[Figure scripts]
:::::

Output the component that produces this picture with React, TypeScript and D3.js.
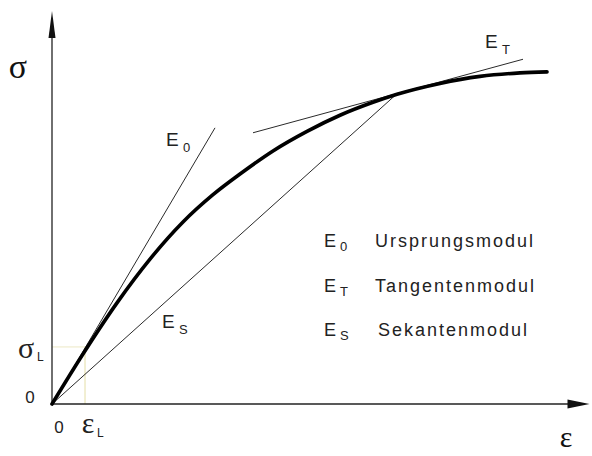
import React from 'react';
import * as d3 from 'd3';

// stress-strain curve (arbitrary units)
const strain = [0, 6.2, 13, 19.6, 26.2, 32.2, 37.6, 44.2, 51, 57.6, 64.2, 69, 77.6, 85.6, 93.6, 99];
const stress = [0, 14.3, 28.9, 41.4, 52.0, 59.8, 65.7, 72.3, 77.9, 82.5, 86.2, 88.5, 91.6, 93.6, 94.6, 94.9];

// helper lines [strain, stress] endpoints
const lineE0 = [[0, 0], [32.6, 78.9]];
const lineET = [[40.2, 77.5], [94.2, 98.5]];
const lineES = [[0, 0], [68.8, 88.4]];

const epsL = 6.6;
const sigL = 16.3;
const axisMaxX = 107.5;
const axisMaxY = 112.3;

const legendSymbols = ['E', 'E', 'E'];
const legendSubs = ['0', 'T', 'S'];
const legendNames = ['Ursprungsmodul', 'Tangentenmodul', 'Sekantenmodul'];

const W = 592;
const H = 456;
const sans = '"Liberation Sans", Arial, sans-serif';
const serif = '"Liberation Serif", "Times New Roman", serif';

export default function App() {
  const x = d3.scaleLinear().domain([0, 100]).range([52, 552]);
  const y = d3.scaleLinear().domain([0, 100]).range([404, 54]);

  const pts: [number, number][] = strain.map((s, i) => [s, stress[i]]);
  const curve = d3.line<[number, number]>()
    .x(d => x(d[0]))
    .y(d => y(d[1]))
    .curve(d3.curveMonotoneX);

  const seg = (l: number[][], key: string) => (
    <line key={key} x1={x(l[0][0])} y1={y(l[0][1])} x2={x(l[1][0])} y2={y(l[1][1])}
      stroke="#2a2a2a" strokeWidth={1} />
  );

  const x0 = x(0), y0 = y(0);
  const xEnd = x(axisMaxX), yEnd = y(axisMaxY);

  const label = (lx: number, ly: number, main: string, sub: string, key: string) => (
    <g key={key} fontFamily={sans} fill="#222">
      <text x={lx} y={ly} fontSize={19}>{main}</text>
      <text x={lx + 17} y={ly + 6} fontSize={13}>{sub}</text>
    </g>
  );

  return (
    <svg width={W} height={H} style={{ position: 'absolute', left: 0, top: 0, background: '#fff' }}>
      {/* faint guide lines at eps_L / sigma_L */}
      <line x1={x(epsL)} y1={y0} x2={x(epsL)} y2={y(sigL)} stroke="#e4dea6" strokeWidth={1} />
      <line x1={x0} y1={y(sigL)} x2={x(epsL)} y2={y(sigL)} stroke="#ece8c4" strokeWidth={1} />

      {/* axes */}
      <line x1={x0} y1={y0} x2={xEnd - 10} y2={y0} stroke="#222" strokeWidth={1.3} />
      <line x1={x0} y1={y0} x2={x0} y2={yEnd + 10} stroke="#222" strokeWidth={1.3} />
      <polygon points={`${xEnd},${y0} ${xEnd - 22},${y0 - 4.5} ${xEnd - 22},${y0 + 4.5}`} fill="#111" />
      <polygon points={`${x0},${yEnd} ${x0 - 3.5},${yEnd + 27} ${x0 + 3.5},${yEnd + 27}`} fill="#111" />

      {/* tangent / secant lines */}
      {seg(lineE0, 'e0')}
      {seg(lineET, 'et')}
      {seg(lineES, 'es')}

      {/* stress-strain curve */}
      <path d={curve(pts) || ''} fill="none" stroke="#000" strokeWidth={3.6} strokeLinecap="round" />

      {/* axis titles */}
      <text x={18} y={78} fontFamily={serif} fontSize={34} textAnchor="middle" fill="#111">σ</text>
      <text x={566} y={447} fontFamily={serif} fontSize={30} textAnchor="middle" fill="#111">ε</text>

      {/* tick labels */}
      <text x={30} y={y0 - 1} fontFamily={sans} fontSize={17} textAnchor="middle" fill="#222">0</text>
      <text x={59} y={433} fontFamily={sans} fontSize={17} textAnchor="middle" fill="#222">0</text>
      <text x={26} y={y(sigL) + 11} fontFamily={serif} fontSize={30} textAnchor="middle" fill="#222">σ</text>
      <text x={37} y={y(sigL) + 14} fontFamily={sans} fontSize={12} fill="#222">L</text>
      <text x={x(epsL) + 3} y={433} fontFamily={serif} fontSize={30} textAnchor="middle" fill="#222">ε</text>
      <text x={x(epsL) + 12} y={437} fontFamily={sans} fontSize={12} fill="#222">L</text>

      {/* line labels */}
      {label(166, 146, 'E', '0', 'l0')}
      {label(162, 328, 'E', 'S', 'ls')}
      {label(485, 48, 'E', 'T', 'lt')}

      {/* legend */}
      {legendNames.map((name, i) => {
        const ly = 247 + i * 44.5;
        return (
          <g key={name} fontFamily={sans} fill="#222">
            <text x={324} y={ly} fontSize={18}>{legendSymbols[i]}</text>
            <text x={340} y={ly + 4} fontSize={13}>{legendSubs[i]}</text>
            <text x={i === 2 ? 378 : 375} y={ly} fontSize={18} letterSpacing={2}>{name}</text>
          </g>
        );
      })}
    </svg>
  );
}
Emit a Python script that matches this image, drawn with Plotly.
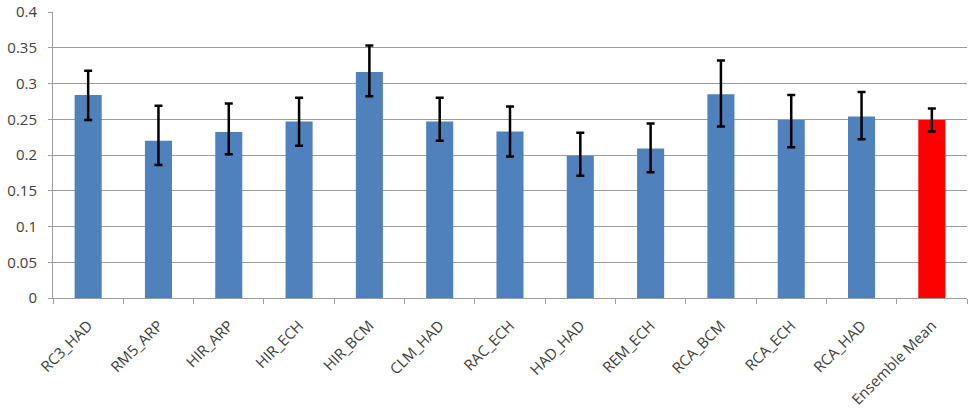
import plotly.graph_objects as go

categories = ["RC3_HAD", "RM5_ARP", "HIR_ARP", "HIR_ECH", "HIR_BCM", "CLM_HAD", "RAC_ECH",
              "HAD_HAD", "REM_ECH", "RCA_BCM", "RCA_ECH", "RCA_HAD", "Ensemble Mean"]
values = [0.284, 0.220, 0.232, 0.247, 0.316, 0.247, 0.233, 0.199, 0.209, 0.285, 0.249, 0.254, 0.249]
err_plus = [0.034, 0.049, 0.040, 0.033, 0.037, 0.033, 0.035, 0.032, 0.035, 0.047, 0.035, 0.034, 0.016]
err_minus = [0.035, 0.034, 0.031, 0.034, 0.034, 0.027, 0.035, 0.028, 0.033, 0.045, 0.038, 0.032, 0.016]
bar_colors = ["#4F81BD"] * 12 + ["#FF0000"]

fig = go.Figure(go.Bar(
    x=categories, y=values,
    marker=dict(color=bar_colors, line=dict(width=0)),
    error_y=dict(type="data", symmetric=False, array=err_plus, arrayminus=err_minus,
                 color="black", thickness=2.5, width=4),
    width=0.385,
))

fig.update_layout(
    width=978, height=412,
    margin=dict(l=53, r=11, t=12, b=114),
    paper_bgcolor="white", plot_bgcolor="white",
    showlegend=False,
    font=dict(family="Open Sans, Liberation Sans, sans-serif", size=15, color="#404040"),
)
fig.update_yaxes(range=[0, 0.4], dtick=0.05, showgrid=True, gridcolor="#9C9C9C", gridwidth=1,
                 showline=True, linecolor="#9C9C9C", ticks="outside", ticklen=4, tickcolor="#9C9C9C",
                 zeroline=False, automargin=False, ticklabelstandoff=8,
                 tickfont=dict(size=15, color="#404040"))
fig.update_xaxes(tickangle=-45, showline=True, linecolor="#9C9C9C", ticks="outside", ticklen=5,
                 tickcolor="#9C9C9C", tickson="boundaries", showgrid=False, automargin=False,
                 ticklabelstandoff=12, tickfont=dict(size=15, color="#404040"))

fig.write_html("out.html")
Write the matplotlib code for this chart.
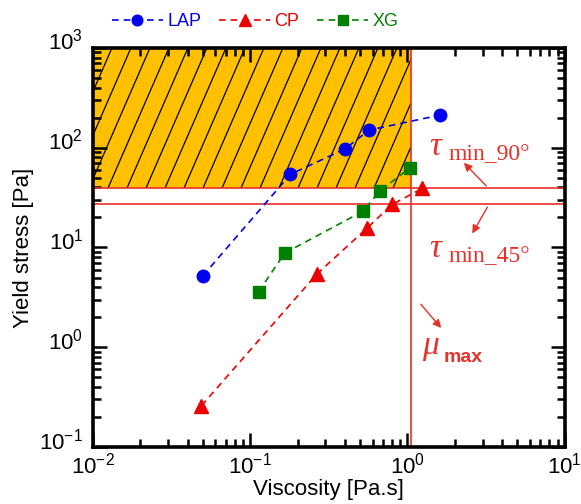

:::::

# WORK TO DO
Transcribe every entry word for word, but skip the pictures.

# SOLUTION TO THIS PROBLEM
Output the component that produces this picture with React, TypeScript and D3.js.
import React from 'react';
import * as d3 from 'd3';

// stress-strain curve (arbitrary units)
const strain = [0, 6.2, 13, 19.6, 26.2, 32.2, 37.6, 44.2, 51, 57.6, 64.2, 69, 77.6, 85.6, 93.6, 99];
const stress = [0, 14.3, 28.9, 41.4, 52.0, 59.8, 65.7, 72.3, 77.9, 82.5, 86.2, 88.5, 91.6, 93.6, 94.6, 94.9];

// helper lines [strain, stress] endpoints
const lineE0 = [[0, 0], [32.6, 78.9]];
const lineET = [[40.2, 77.5], [94.2, 98.5]];
const lineES = [[0, 0], [68.8, 88.4]];

const epsL = 6.6;
const sigL = 16.3;
const axisMaxX = 107.5;
const axisMaxY = 112.3;

const legendSymbols = ['E', 'E', 'E'];
const legendSubs = ['0', 'T', 'S'];
const legendNames = ['Ursprungsmodul', 'Tangentenmodul', 'Sekantenmodul'];

const W = 592;
const H = 456;
const sans = '"Liberation Sans", Arial, sans-serif';
const serif = '"Liberation Serif", "Times New Roman", serif';

export default function App() {
  const x = d3.scaleLinear().domain([0, 100]).range([52, 552]);
  const y = d3.scaleLinear().domain([0, 100]).range([404, 54]);

  const pts: [number, number][] = strain.map((s, i) => [s, stress[i]]);
  const curve = d3.line<[number, number]>()
    .x(d => x(d[0]))
    .y(d => y(d[1]))
    .curve(d3.curveMonotoneX);

  const seg = (l: number[][], key: string) => (
    <line key={key} x1={x(l[0][0])} y1={y(l[0][1])} x2={x(l[1][0])} y2={y(l[1][1])}
      stroke="#2a2a2a" strokeWidth={1} />
  );

  const x0 = x(0), y0 = y(0);
  const xEnd = x(axisMaxX), yEnd = y(axisMaxY);

  const label = (lx: number, ly: number, main: string, sub: string, key: string) => (
    <g key={key} fontFamily={sans} fill="#222">
      <text x={lx} y={ly} fontSize={19}>{main}</text>
      <text x={lx + 17} y={ly + 6} fontSize={13}>{sub}</text>
    </g>
  );

  return (
    <svg width={W} height={H} style={{ position: 'absolute', left: 0, top: 0, background: '#fff' }}>
      {/* faint guide lines at eps_L / sigma_L */}
      <line x1={x(epsL)} y1={y0} x2={x(epsL)} y2={y(sigL)} stroke="#e4dea6" strokeWidth={1} />
      <line x1={x0} y1={y(sigL)} x2={x(epsL)} y2={y(sigL)} stroke="#ece8c4" strokeWidth={1} />

      {/* axes */}
      <line x1={x0} y1={y0} x2={xEnd - 10} y2={y0} stroke="#222" strokeWidth={1.3} />
      <line x1={x0} y1={y0} x2={x0} y2={yEnd + 10} stroke="#222" strokeWidth={1.3} />
      <polygon points={`${xEnd},${y0} ${xEnd - 22},${y0 - 4.5} ${xEnd - 22},${y0 + 4.5}`} fill="#111" />
      <polygon points={`${x0},${yEnd} ${x0 - 3.5},${yEnd + 27} ${x0 + 3.5},${yEnd + 27}`} fill="#111" />

      {/* tangent / secant lines */}
      {seg(lineE0, 'e0')}
      {seg(lineET, 'et')}
      {seg(lineES, 'es')}

      {/* stress-strain curve */}
      <path d={curve(pts) || ''} fill="none" stroke="#000" strokeWidth={3.6} strokeLinecap="round" />

      {/* axis titles */}
      <text x={18} y={78} fontFamily={serif} fontSize={34} textAnchor="middle" fill="#111">σ</text>
      <text x={566} y={447} fontFamily={serif} fontSize={30} textAnchor="middle" fill="#111">ε</text>

      {/* tick labels */}
      <text x={30} y={y0 - 1} fontFamily={sans} fontSize={17} textAnchor="middle" fill="#222">0</text>
      <text x={59} y={433} fontFamily={sans} fontSize={17} textAnchor="middle" fill="#222">0</text>
      <text x={26} y={y(sigL) + 11} fontFamily={serif} fontSize={30} textAnchor="middle" fill="#222">σ</text>
      <text x={37} y={y(sigL) + 14} fontFamily={sans} fontSize={12} fill="#222">L</text>
      <text x={x(epsL) + 3} y={433} fontFamily={serif} fontSize={30} textAnchor="middle" fill="#222">ε</text>
      <text x={x(epsL) + 12} y={437} fontFamily={sans} fontSize={12} fill="#222">L</text>

      {/* line labels */}
      {label(166, 146, 'E', '0', 'l0')}
      {label(162, 328, 'E', 'S', 'ls')}
      {label(485, 48, 'E', 'T', 'lt')}

      {/* legend */}
      {legendNames.map((name, i) => {
        const ly = 247 + i * 44.5;
        return (
          <g key={name} fontFamily={sans} fill="#222">
            <text x={324} y={ly} fontSize={18}>{legendSymbols[i]}</text>
            <text x={340} y={ly + 4} fontSize={13}>{legendSubs[i]}</text>
            <text x={i === 2 ? 378 : 375} y={ly} fontSize={18} letterSpacing={2}>{name}</text>
          </g>
        );
      })}
    </svg>
  );
}
Emit a Python script that matches this image, drawn with Plotly.
import plotly.graph_objects as go

categories = ["RC3_HAD", "RM5_ARP", "HIR_ARP", "HIR_ECH", "HIR_BCM", "CLM_HAD", "RAC_ECH",
              "HAD_HAD", "REM_ECH", "RCA_BCM", "RCA_ECH", "RCA_HAD", "Ensemble Mean"]
values = [0.284, 0.220, 0.232, 0.247, 0.316, 0.247, 0.233, 0.199, 0.209, 0.285, 0.249, 0.254, 0.249]
err_plus = [0.034, 0.049, 0.040, 0.033, 0.037, 0.033, 0.035, 0.032, 0.035, 0.047, 0.035, 0.034, 0.016]
err_minus = [0.035, 0.034, 0.031, 0.034, 0.034, 0.027, 0.035, 0.028, 0.033, 0.045, 0.038, 0.032, 0.016]
bar_colors = ["#4F81BD"] * 12 + ["#FF0000"]

fig = go.Figure(go.Bar(
    x=categories, y=values,
    marker=dict(color=bar_colors, line=dict(width=0)),
    error_y=dict(type="data", symmetric=False, array=err_plus, arrayminus=err_minus,
                 color="black", thickness=2.5, width=4),
    width=0.385,
))

fig.update_layout(
    width=978, height=412,
    margin=dict(l=53, r=11, t=12, b=114),
    paper_bgcolor="white", plot_bgcolor="white",
    showlegend=False,
    font=dict(family="Open Sans, Liberation Sans, sans-serif", size=15, color="#404040"),
)
fig.update_yaxes(range=[0, 0.4], dtick=0.05, showgrid=True, gridcolor="#9C9C9C", gridwidth=1,
                 showline=True, linecolor="#9C9C9C", ticks="outside", ticklen=4, tickcolor="#9C9C9C",
                 zeroline=False, automargin=False, ticklabelstandoff=8,
                 tickfont=dict(size=15, color="#404040"))
fig.update_xaxes(tickangle=-45, showline=True, linecolor="#9C9C9C", ticks="outside", ticklen=5,
                 tickcolor="#9C9C9C", tickson="boundaries", showgrid=False, automargin=False,
                 ticklabelstandoff=12, tickfont=dict(size=15, color="#404040"))

fig.write_html("out.html")
Write the matplotlib code for this chart.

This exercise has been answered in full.